Haines and Tripp will be going to Nationals in Dallas, Texas from June 18 to 21. According to Speech and Debate team Coach Sara Berghoff, it depends on if a student finds the right piece to perform at the right time for if they will go to Nationals or not.

Berghoff says that the team has a very talented group of members this year. She believes that they are very lucky Haines and Tripp were able to find the right pieces and events as a sophomore and junior because sometimes it can take years to find that for students and it sometimes doesn’t happen until the last minute.

“Sometimes, you spend four years with students trying to find that right thing for them and you don’t find it until the last minute,” Berghoff said. “This year we lucked out and found it because Lex is a junior and Terry’s a sophomore and to find what works best for them this early is fantastic.”

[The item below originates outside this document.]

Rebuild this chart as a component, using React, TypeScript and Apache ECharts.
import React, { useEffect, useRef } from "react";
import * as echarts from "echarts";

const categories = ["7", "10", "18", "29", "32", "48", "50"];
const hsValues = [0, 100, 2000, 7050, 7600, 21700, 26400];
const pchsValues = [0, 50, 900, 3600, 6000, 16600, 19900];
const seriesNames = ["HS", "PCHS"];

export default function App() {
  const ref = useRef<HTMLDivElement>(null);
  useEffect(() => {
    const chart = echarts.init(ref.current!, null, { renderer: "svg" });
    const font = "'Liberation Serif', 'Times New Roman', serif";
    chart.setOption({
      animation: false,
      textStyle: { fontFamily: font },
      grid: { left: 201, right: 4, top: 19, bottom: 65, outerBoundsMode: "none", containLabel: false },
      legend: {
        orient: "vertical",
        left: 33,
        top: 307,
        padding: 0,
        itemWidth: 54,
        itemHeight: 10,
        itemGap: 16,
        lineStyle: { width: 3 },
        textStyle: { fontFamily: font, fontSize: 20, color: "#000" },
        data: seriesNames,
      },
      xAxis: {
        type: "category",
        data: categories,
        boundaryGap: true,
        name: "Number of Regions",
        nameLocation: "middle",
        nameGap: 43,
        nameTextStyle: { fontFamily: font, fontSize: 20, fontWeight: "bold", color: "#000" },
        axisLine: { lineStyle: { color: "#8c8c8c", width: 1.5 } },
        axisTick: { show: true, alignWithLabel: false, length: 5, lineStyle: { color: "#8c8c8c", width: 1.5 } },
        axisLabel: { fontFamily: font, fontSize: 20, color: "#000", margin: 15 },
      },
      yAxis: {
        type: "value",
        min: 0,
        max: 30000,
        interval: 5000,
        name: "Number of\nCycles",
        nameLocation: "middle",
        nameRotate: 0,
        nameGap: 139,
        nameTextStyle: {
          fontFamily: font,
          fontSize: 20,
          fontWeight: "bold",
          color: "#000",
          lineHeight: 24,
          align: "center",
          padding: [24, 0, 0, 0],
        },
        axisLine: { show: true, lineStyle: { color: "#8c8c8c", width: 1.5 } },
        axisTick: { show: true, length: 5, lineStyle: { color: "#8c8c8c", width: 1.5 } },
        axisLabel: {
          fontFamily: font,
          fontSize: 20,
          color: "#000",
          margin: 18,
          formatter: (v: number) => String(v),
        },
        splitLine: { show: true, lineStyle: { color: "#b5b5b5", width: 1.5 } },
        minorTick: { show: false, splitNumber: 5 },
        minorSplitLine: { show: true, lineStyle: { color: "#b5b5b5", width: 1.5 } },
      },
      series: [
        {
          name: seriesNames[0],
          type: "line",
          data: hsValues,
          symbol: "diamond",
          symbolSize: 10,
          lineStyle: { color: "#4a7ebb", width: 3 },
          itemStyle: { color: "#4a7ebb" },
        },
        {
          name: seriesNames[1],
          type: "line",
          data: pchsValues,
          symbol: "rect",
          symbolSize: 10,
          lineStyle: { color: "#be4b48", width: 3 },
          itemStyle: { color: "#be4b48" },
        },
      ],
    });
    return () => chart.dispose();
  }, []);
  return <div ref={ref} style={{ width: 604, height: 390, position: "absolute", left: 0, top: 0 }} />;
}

Haines is participating in an event called “Program Oral Interpretation,” which is an event where the speaker takes passages from books, poems or any outside source that can be used together to enhance the message the speaker is trying to give. According to Haines, her piece is overall about the Trail of Tears.

Haines chose this topic due to her Native American Ancestry on her father’s side. For as long as she can remember, Haines says that the biggest part of her life is her culture and spiritual beliefs.

“It’s been in my life for as long as I can remember, like the ceremonies and stuff and within the past couple of years I’ve been a lot more involved with it and it’s so important to me,” Haines said. “So I used that for a sort of foundation for my piece.”

To help offset the costs of going to nationals the SHS Speech and Debate Team organized a fundraiser. They currently have raised $1,460 on their One Cause page. $700 was donated by alumni Jason Kegerris who went to Nationals in Birmingham, Alabama in 2009.  Kegerreis wants other students to be able to experience Nationals as well.

“It’s my experience in life that life gives everybody equal amounts of talent but not equal amounts of opportunity,” Kegerreis said. “… I didn’t want to know that there were students who didn’t get to broaden themselves for reasons that are outside of their control.”

Kegerreis is one former student who was impacted by his time on the team. As he reflects back on his experiences with the team he can now see the benefits that it had on his life.

Kegerreis feels that he had an advantage over others in college due to the fact that it felt very natural to him to be able to take large amounts of information and break it down into three main points, just like he did on when he was on the team. He also uses his skills from speech in his everyday life while now currently being in the workforce.

According to Kegerreis, the number one fear that people have anxiety over is talking,  and the need for talking will never go away. Kegerreis believes that is better to learn to communicate and speak up in a controlled environment.

“The ability to communicate, the ability to analyze, to discuss ideas to understand things are critical for college and for adult life,” Kegerreis said. “I first got those skills in speech.”

Besides Kegerreis, other alumni have donated as well. According to Berghoff, it’s what keeps her going.

“Sometimes you don’t see the successes in the way that you want to see the successes,” Berghoff said. “But for that, for those former students to come back and say, ‘No, doing this meant something to me in my life and I want to help you guys so that you can keep paying that forward.’ It just really touched me and it just made me so happy.”